The New Jersey Division of Taxation has issued guidance pertaining to the state’s treatment of the federal Tax Cuts and Jobs Act’s one-time repatriation of certain foreign earnings and profits. Under the federal Act, U.S. shareholders of controlled foreign corporations or corporations owning 10 percent or more of another foreign corporation are deemed to receive a repatriated dividend of accumulated post-1986 deferred foreign income in the last tax year beginning before January 1, 2018.

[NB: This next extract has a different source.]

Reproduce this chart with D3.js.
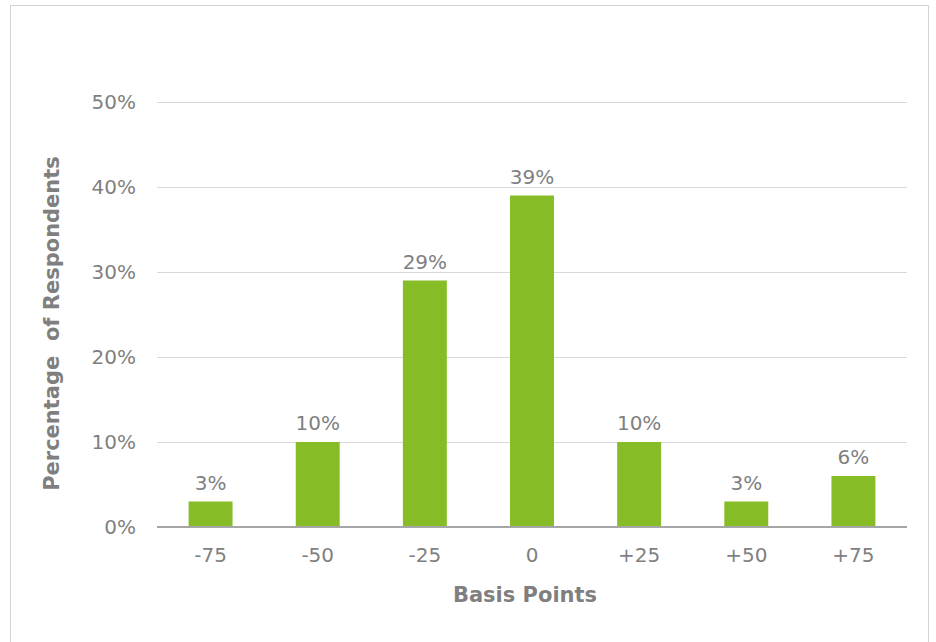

For New Jersey Corporation Business Tax (“CBT”) purposes, the Division is taking the position that the repatriated income is included in entire net income, but subject to a potential dividend exclusion under N.J.S.A. 54:10-4(k)(5). Accordingly, if the income is deemed to be repatriated from a corporation which the taxpayer owns an 80 percent interest in, then the taxpayer will be entitled to a complete dividend exclusion. If the income is from a corporation which the taxpayer owns at least a 50 percent interest in, then the taxpayer may take a 50 percent dividend exclusion. However, in the case of less than 50 percent ownership, there will be no New Jersey dividend exclusion.
The Division’s policy should result in some level of increased revenue to the state based on the CBT’s dividend exclusion rules—many taxpayers are expected to repatriate income from entities that are less than 50 percent owned. Accordingly, these taxpayers would not receive a dividend exclusion under the CBT. Additionally, where a New Jersey CBT taxpayer is deemed to repatriate income from a non-unitary subsidiary, there could very well be a constitutional issue for the Division’s current policy under the Commerce Clause. This can occur where the business of the U.S. taxpayer is separate and distinct from that of the foreign corporation and there is no overlapping of officers, employees, and sharing of resources, property and know-how between the entities.
For New Jersey Gross Income Tax (“GIT”) purposes, the Division is taking the position that any income repatriated under the federal provision should be included in the dividends category of income under the GIT and reported in the same tax year and for the same amount as for federal income tax purposes. The Division’s position, however, may require a statutory change or at least promulgating a regulation in light of the current statutory language. The applicable GIT law provides that a dividend means:
any distribution in cash or property made by a corporation, association or business trust that is not an S corporation, (1) out of accumulated earnings and profits, or (2) out of earnings and profits of the year in which such dividend is paid and any distribution in cash or property made by an S corporation, as specifically determined pursuant to section 16 of P.L.1993, c.173 (C.54A:5-14). N.J.S.A. 54A:5-1f.
Based on the current statute, an argument can be made that any deemed repatriation of foreign income is not a distribution of cash or property under the GIT absent a statutory adoption of the federal regime. The GIT is very different from federal income tax and does not incorporate federal provisions generally. Under current GIT law, only dividends from S corporations clearly implicate federal rules for determining whether such income should be considered a dividend.